How we cite our quotes: Citations follow this format: (Chapter.Part.Paragraph)
Quote #1
"There was a thing called Heaven; but all the same they used to drink enormous quantities of alcohol."
[…]
"There was a thing called the soul and a thing called immortality."
[…]
"But they used to take morphia and cocaine." (3.210-4)
Mustapha seems to suggest that some failing on the part of religion to comfort people led to the abuse of drugs and alcohol—but the same is true of conditioning and conformity in his own society.
Quote #2
"Two thousand pharmacologists and bio-chemists were subsidized in A.F. 178."
"He does look glum," said the Assistant Predestinator, pointing at Bernard Marx.
"Six years later it was being produced commercially.
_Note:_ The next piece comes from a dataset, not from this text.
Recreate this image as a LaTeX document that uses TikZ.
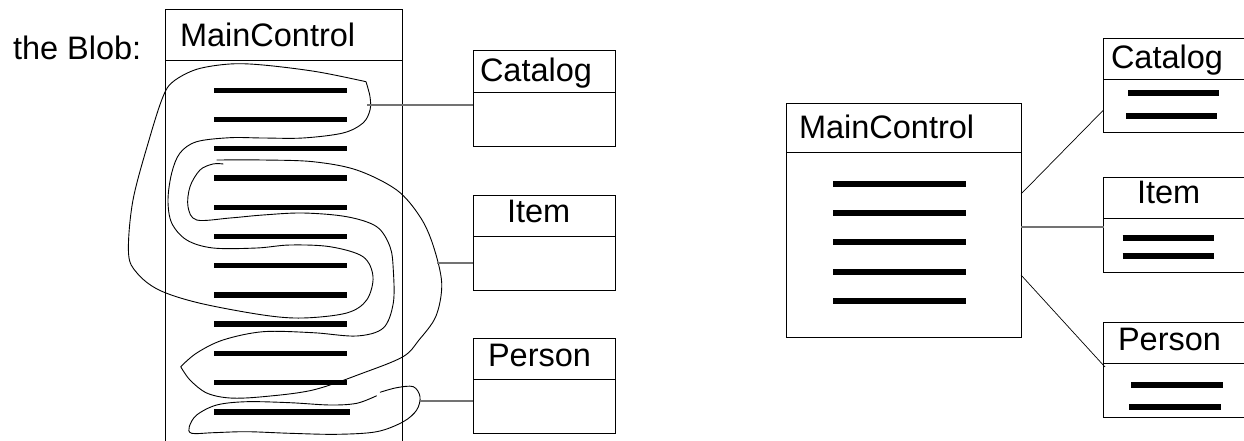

The perfect drug."
[…]
"Euphoric, narcotic, pleasantly hallucinant."
"Glum, Marx, glum." The clap on the shoulder made him start, look up. It was that brute Henry Foster. "What you need is a gramme of soma."
"All the advantages of Christianity and alcohol; none of their defects."
"Ford, I should like to kill him!" But all he did was to say, "No, thank you," and fend off the proffered tube of tablets.
"Take a holiday from reality whenever you like, and come back without so much as a headache or a mythology."
"Take it," insisted Henry Foster, "take it."
"Stability was practically assured." (3.218-26)
Look at the structuring here—Huxley interweaves Mustapha's description of soma with Bernard's refusal to take it. The ideology of the system is contrasted with the reality of its effects.